>>>

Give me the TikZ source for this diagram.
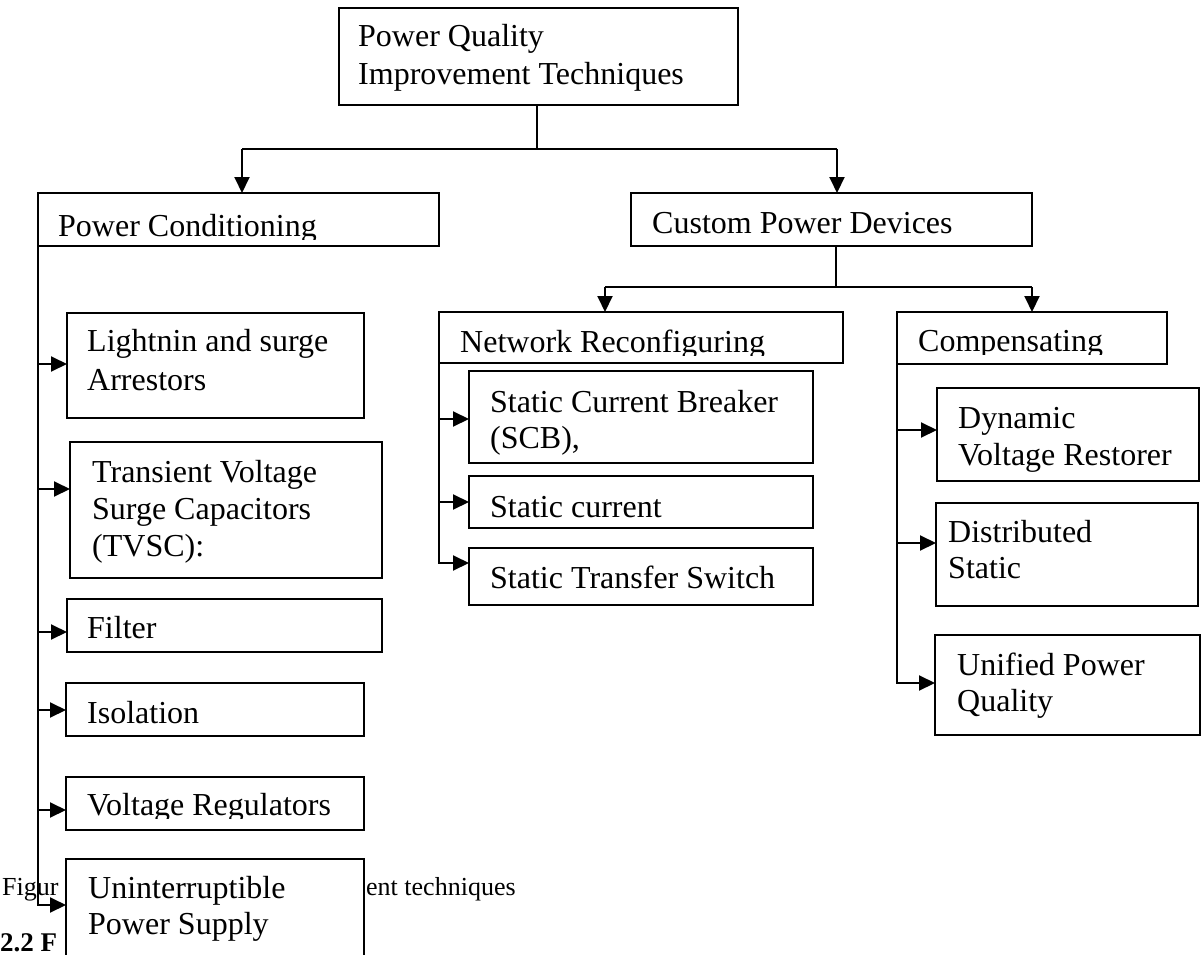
\documentclass[tikz,border=0pt]{standalone}
\usepackage{fontspec}
\setmainfont{Liberation Serif}
\usetikzlibrary{arrows.meta}
\newcommand\pqbox[5]{\node[box, minimum width=#4pt, minimum height=#5pt] (#1) at (#2,#3) {};}
\begin{document}
\begin{tikzpicture}[x=1pt,y=-1pt,
  box/.style={draw, line width=2pt, fill=white, rectangle, anchor=north west, inner sep=0pt, outer sep=0pt},
  txt/.style={anchor=base west, inner sep=0pt, font=\fontsize{32}{37}\selectfont},
  captxt/.style={anchor=base west, inner sep=0pt, font=\fontsize{26}{30}\selectfont},
  conn/.style={line width=2pt},
  arr/.style={conn, -{Triangle[length=16pt,width=15pt]}},
]
\useasboundingbox (0,0) rectangle (1202,955);
% caption fragments (partly hidden behind the figure)
\node[captxt] (cap1) at (2,895) {Figur};
\node[captxt] (cap2) at (366,895) {ent techniques};
\node[captxt, font=\fontsize{27}{30}\selectfont\bfseries] (cap3) at (0,951) {2.2 F};
% boxes
\pqbox{top}{339}{8}{399}{97}
\pqbox{pc}{38}{193}{401}{53}
\pqbox{cp}{631}{193}{401}{53}
\pqbox{la}{67}{313}{297}{105}
\pqbox{tv}{70}{442}{312}{136}
\pqbox{fi}{67}{599}{315}{53}
\pqbox{is}{66}{683}{298}{53}
\pqbox{vr}{66}{777}{298}{53}
\pqbox{ups}{66}{859}{298}{110}
\pqbox{nr}{439}{312}{404}{51}
\pqbox{scb}{469}{371}{344}{92}
\pqbox{sc}{469}{476}{344}{52}
\pqbox{sts}{469}{548}{344}{57}
\pqbox{cm}{897}{312}{270}{52}
\pqbox{dvr}{937}{388}{262}{93}
\pqbox{ds}{936}{503}{262}{103}
\pqbox{upq}{935}{635}{265}{100}
% texts
\node[txt] (topa) at (358,47) {Power Quality};
\node[txt] (topb) at (358,85) {Improvement Techniques};
\begin{scope}
  \clip (38,193) rectangle (439,239);
  \node[txt] (pct) at (58,236) {Power Conditioning};
\end{scope}
\node[txt] (cpt) at (652,233) {Custom Power Devices};
\node[txt] (laa) at (87,351) {Lightnin and surge};
\node[txt] (lab) at (87,390) {Arrestors};
\node[txt] (tva) at (92,482) {Transient Voltage};
\node[txt] (tvb) at (92,519) {Surge Capacitors};
\node[txt] (tvc) at (92,556) {(TVSC):};
\node[txt] (fit) at (87,638) {Filter};
\node[txt] (ist) at (87,723) {Isolation};
\begin{scope}
  \clip (66,777) rectangle (364,818);
  \node[txt] (vrt) at (87,815) {Voltage Regulators};
\end{scope}
\node[txt] (upsa) at (88,898) {Uninterruptible};
\node[txt] (upsb) at (88,934) {Power Supply};
\begin{scope}
  \clip (439,312) rectangle (843,355);
  \node[txt] (nrt) at (460,352) {Network Reconfiguring};
\end{scope}
\node[txt] (scba) at (490,412) {Static Current Breaker};
\node[txt] (scbb) at (490,448) {(SCB),};
\node[txt] (sct) at (490,517) {Static current};
\node[txt] (stst) at (490,588) {Static Transfer Switch};
\begin{scope}
  \clip (897,312) rectangle (1167,354);
  \node[txt] (cmt) at (918,351) {Compensating};
\end{scope}
\node[txt] (dvra) at (958,428) {Dynamic};
\node[txt] (dvrb) at (958,465) {Voltage Restorer};
\node[txt] (dsa) at (948,542) {Distributed};
\node[txt] (dsb) at (948,578) {Static};
\node[txt] (upqa) at (957,675) {Unified Power};
\node[txt] (upqb) at (957,711) {Quality};
% top level connectors
\coordinate (j0) at (537,149);
\coordinate (jl) at (242,149);
\coordinate (jr) at (837,149);
\draw[conn] (j0 |- top.south) -- (j0);
\draw[conn] (jl) -- (jr);
\draw[arr] (jl) -- (jl |- pc.north);
\draw[arr] (jr) -- (jr |- cp.north);
% custom power devices connectors
\coordinate (k0) at (836,287);
\coordinate (kl) at (605,287);
\coordinate (kr) at (1032,287);
\draw[conn] (k0 |- cp.south) -- (k0);
\draw[conn] (kl) -- (kr);
\draw[arr] (kl) -- (kl |- nr.north);
\draw[arr] (kr) -- (kr |- cm.north);
% power conditioning spine
\draw[arr] (pc.south west) |- (ups.west |- 0,905);
\draw[arr] (pc.south west |- 0,364) -- (la.west |- 0,364);
\draw[arr] (pc.south west |- 0,489) -- (tv.west |- 0,489);
\draw[arr] (pc.south west |- 0,632) -- (fi.west |- 0,632);
\draw[arr] (pc.south west |- 0,710) -- (is.west |- 0,710);
\draw[arr] (pc.south west |- 0,810) -- (vr.west |- 0,810);
% network reconfiguring spine
\draw[arr] (nr.south west) |- (sts.west |- 0,563);
\draw[arr] (nr.south west |- 0,419) -- (scb.west |- 0,419);
\draw[arr] (nr.south west |- 0,502) -- (sc.west |- 0,502);
% compensating spine
\draw[arr] (cm.south west) |- (upq.west |- 0,683);
\draw[arr] (cm.south west |- 0,430) -- (dvr.west |- 0,430);
\draw[arr] (cm.south west |- 0,543) -- (ds.west |- 0,543);
\end{tikzpicture}
\end{document}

<<<

**Brief:** The pictures should not be reproduced; quote all of the other material exactly.

**Task answer:**
Give me the TikZ source for this diagram.
\documentclass[tikz,border=0pt]{standalone}
\usepackage{fontspec}
\setmainfont{Liberation Serif}
\usetikzlibrary{arrows.meta}
\newcommand\pqbox[5]{\node[box, minimum width=#4pt, minimum height=#5pt] (#1) at (#2,#3) {};}
\begin{document}
\begin{tikzpicture}[x=1pt,y=-1pt,
  box/.style={draw, line width=2pt, fill=white, rectangle, anchor=north west, inner sep=0pt, outer sep=0pt},
  txt/.style={anchor=base west, inner sep=0pt, font=\fontsize{32}{37}\selectfont},
  captxt/.style={anchor=base west, inner sep=0pt, font=\fontsize{26}{30}\selectfont},
  conn/.style={line width=2pt},
  arr/.style={conn, -{Triangle[length=16pt,width=15pt]}},
]
\useasboundingbox (0,0) rectangle (1202,955);
% caption fragments (partly hidden behind the figure)
\node[captxt] (cap1) at (2,895) {Figur};
\node[captxt] (cap2) at (366,895) {ent techniques};
\node[captxt, font=\fontsize{27}{30}\selectfont\bfseries] (cap3) at (0,951) {2.2 F};
% boxes
\pqbox{top}{339}{8}{399}{97}
\pqbox{pc}{38}{193}{401}{53}
\pqbox{cp}{631}{193}{401}{53}
\pqbox{la}{67}{313}{297}{105}
\pqbox{tv}{70}{442}{312}{136}
\pqbox{fi}{67}{599}{315}{53}
\pqbox{is}{66}{683}{298}{53}
\pqbox{vr}{66}{777}{298}{53}
\pqbox{ups}{66}{859}{298}{110}
\pqbox{nr}{439}{312}{404}{51}
\pqbox{scb}{469}{371}{344}{92}
\pqbox{sc}{469}{476}{344}{52}
\pqbox{sts}{469}{548}{344}{57}
\pqbox{cm}{897}{312}{270}{52}
\pqbox{dvr}{937}{388}{262}{93}
\pqbox{ds}{936}{503}{262}{103}
\pqbox{upq}{935}{635}{265}{100}
% texts
\node[txt] (topa) at (358,47) {Power Quality};
\node[txt] (topb) at (358,85) {Improvement Techniques};
\begin{scope}
  \clip (38,193) rectangle (439,239);
  \node[txt] (pct) at (58,236) {Power Conditioning};
\end{scope}
\node[txt] (cpt) at (652,233) {Custom Power Devices};
\node[txt] (laa) at (87,351) {Lightnin and surge};
\node[txt] (lab) at (87,390) {Arrestors};
\node[txt] (tva) at (92,482) {Transient Voltage};
\node[txt] (tvb) at (92,519) {Surge Capacitors};
\node[txt] (tvc) at (92,556) {(TVSC):};
\node[txt] (fit) at (87,638) {Filter};
\node[txt] (ist) at (87,723) {Isolation};
\begin{scope}
  \clip (66,777) rectangle (364,818);
  \node[txt] (vrt) at (87,815) {Voltage Regulators};
\end{scope}
\node[txt] (upsa) at (88,898) {Uninterruptible};
\node[txt] (upsb) at (88,934) {Power Supply};
\begin{scope}
  \clip (439,312) rectangle (843,355);
  \node[txt] (nrt) at (460,352) {Network Reconfiguring};
\end{scope}
\node[txt] (scba) at (490,412) {Static Current Breaker};
\node[txt] (scbb) at (490,448) {(SCB),};
\node[txt] (sct) at (490,517) {Static current};
\node[txt] (stst) at (490,588) {Static Transfer Switch};
\begin{scope}
  \clip (897,312) rectangle (1167,354);
  \node[txt] (cmt) at (918,351) {Compensating};
\end{scope}
\node[txt] (dvra) at (958,428) {Dynamic};
\node[txt] (dvrb) at (958,465) {Voltage Restorer};
\node[txt] (dsa) at (948,542) {Distributed};
\node[txt] (dsb) at (948,578) {Static};
\node[txt] (upqa) at (957,675) {Unified Power};
\node[txt] (upqb) at (957,711) {Quality};
% top level connectors
\coordinate (j0) at (537,149);
\coordinate (jl) at (242,149);
\coordinate (jr) at (837,149);
\draw[conn] (j0 |- top.south) -- (j0);
\draw[conn] (jl) -- (jr);
\draw[arr] (jl) -- (jl |- pc.north);
\draw[arr] (jr) -- (jr |- cp.north);
% custom power devices connectors
\coordinate (k0) at (836,287);
\coordinate (kl) at (605,287);
\coordinate (kr) at (1032,287);
\draw[conn] (k0 |- cp.south) -- (k0);
\draw[conn] (kl) -- (kr);
\draw[arr] (kl) -- (kl |- nr.north);
\draw[arr] (kr) -- (kr |- cm.north);
% power conditioning spine
\draw[arr] (pc.south west) |- (ups.west |- 0,905);
\draw[arr] (pc.south west |- 0,364) -- (la.west |- 0,364);
\draw[arr] (pc.south west |- 0,489) -- (tv.west |- 0,489);
\draw[arr] (pc.south west |- 0,632) -- (fi.west |- 0,632);
\draw[arr] (pc.south west |- 0,710) -- (is.west |- 0,710);
\draw[arr] (pc.south west |- 0,810) -- (vr.west |- 0,810);
% network reconfiguring spine
\draw[arr] (nr.south west) |- (sts.west |- 0,563);
\draw[arr] (nr.south west |- 0,419) -- (scb.west |- 0,419);
\draw[arr] (nr.south west |- 0,502) -- (sc.west |- 0,502);
% compensating spine
\draw[arr] (cm.south west) |- (upq.west |- 0,683);
\draw[arr] (cm.south west |- 0,430) -- (dvr.west |- 0,430);
\draw[arr] (cm.south west |- 0,543) -- (ds.west |- 0,543);
\end{tikzpicture}
\end{document}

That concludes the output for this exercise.